2 teaspoons + ½ cup butter, divided
3 tablespoons tapioca flour
2 tablespoons potato starch
2 whole eggs + 2 egg whites, room temperature
4 oz. semi-sweet chocolate, coarsely chopped (Ghirardelli recommended)
1 cup powdered sugar
2 tablespoons coffee, room temperature **
1 teaspoon vanilla extract
⅛ teaspoon salt

** Very strong black tea may be substituted for coffee.
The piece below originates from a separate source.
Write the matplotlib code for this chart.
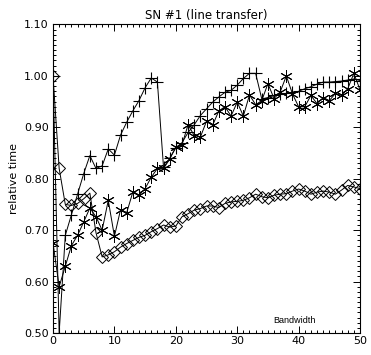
import matplotlib
matplotlib.use("Agg")
import matplotlib.pyplot as plt
from matplotlib.ticker import MultipleLocator

bandwidth = list(range(0, 51))

diamond = [1.00, 0.82, 0.75, 0.748, 0.752, 0.761, 0.772, 0.695, 0.648, 0.652,
           0.658, 0.667, 0.674, 0.680, 0.686, 0.690, 0.697, 0.703, 0.710, 0.706,
           0.708, 0.726, 0.732, 0.739, 0.742, 0.747, 0.747, 0.744, 0.752, 0.755,
           0.756, 0.758, 0.763, 0.770, 0.765, 0.763, 0.768, 0.770, 0.771, 0.776,
           0.780, 0.776, 0.770, 0.774, 0.776, 0.774, 0.770, 0.778, 0.787, 0.784,
           0.781]

plus = [1.00, 0.50, 0.69, 0.73, 0.77, 0.81, 0.845, 0.82, 0.825, 0.858,
        0.846, 0.885, 0.91, 0.932, 0.952, 0.977, 0.996, 0.988, 0.822, 0.840,
        0.860, 0.870, 0.890, 0.905, 0.923, 0.936, 0.949, 0.959, 0.968, 0.972,
        0.982, 0.995, 1.005, 1.005, 0.955, 0.958, 0.962, 0.965, 0.966, 0.968,
        0.970, 0.975, 0.979, 0.984, 0.988, 0.988, 0.989, 0.990, 0.992, 0.994,
        0.991]

asterisk = [0.675, 0.59, 0.63, 0.67, 0.69, 0.716, 0.743, 0.726, 0.700, 0.758,
            0.688, 0.740, 0.734, 0.774, 0.768, 0.781, 0.803, 0.820, 0.820, 0.838,
            0.862, 0.866, 0.905, 0.884, 0.881, 0.912, 0.904, 0.932, 0.940, 0.922,
            0.949, 0.922, 0.963, 0.944, 0.952, 0.985, 0.956, 0.969, 1.000, 0.965,
            0.940, 0.940, 0.962, 0.946, 0.958, 0.952, 0.966, 0.962, 0.975, 1.005,
            0.973]

title = "SN #1 (line transfer)"
ylabel = "relative time"
xnote = "Bandwidth"

plt.rcParams['font.family'] = ['DejaVu Sans']
fig = plt.figure(figsize=(3.71, 3.55), dpi=100)
ax = fig.add_axes([0.1429, 0.062, 0.8275, 0.869])

lw = 0.7
ax.plot(bandwidth, diamond, color='black', lw=lw, marker='D', markersize=6.5,
        markerfacecolor='none', markeredgecolor='black', markeredgewidth=0.7)
ax.plot(bandwidth, plus, color='black', lw=lw, marker='+', markersize=9,
        markeredgewidth=0.8)
ax.plot(bandwidth, asterisk, color='black', lw=lw, marker=(6, 2, 0), markersize=9,
        markeredgewidth=0.7)

ax.set_xlim(0, 50)
ax.set_ylim(0.5, 1.1)
ax.xaxis.set_major_locator(MultipleLocator(10))
ax.xaxis.set_minor_locator(MultipleLocator(1))
ax.yaxis.set_major_locator(MultipleLocator(0.1))
ax.yaxis.set_minor_locator(MultipleLocator(0.01))
ax.set_yticklabels([f"{v:.2f}" for v in ax.get_yticks()])
ax.tick_params(which='both', direction='in', top=True, right=True, width=0.7)
ax.tick_params(which='major', length=5, labelsize=8)
ax.tick_params(which='minor', length=2.5)
ax.tick_params(axis='x', which='major', pad=2)
ax.tick_params(axis='y', which='major', pad=3)
for s in ax.spines.values():
    s.set_linewidth(0.8)

ax.set_title(title, fontsize=8.5, pad=4)
ax.set_ylabel(ylabel, fontsize=8, labelpad=4)
ax.text(39.4, 0.524, xnote, fontsize=6.5, family='Liberation Sans', ha='center', va='center')

fig.savefig("out.png", dpi=100)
  • Preheat oven to 425 degrees.
  • Grease the bottom and sides of four custard cups (6 oz.) with 2 teaspoons of butter; set aside.
  • In a small mixing bowl, combine tapioca flour and potato starch; stir with a wire whisk until blended and set aside.
  • In another small mixing bowl, beat eggs and egg whites with a fork until well blended; set aside.
  • In a medium-size microwave safe mixing bowl, microwave the remaining ½ cup butter and chocolate on 50% power, stirring at 30-second intervals until chocolate has melted.
  • Using a wire whisk, whisk in powdered sugar into chocolate mixture; whisk until blended.
  • Add coffee, vanilla extract, and salt; whisk until the ingredients are well incorporated.
  • Whisk in beaten eggs; mix well. Stir in flour mixture with a wooden spoon until well blended.
  • Place prepared custard cups on a rimmed baking sheet. Divide batter evenly among prepared custard cups. Bake EXACTLY for 15 minutes.
  • Remove from oven and let cool for only 5 minutes.
  • Carefully loosen edges of the cakes with a table knife and invert cakes onto serving plate.

Serve immediately with Vanilla Ice Cream. Yields 4 cakes.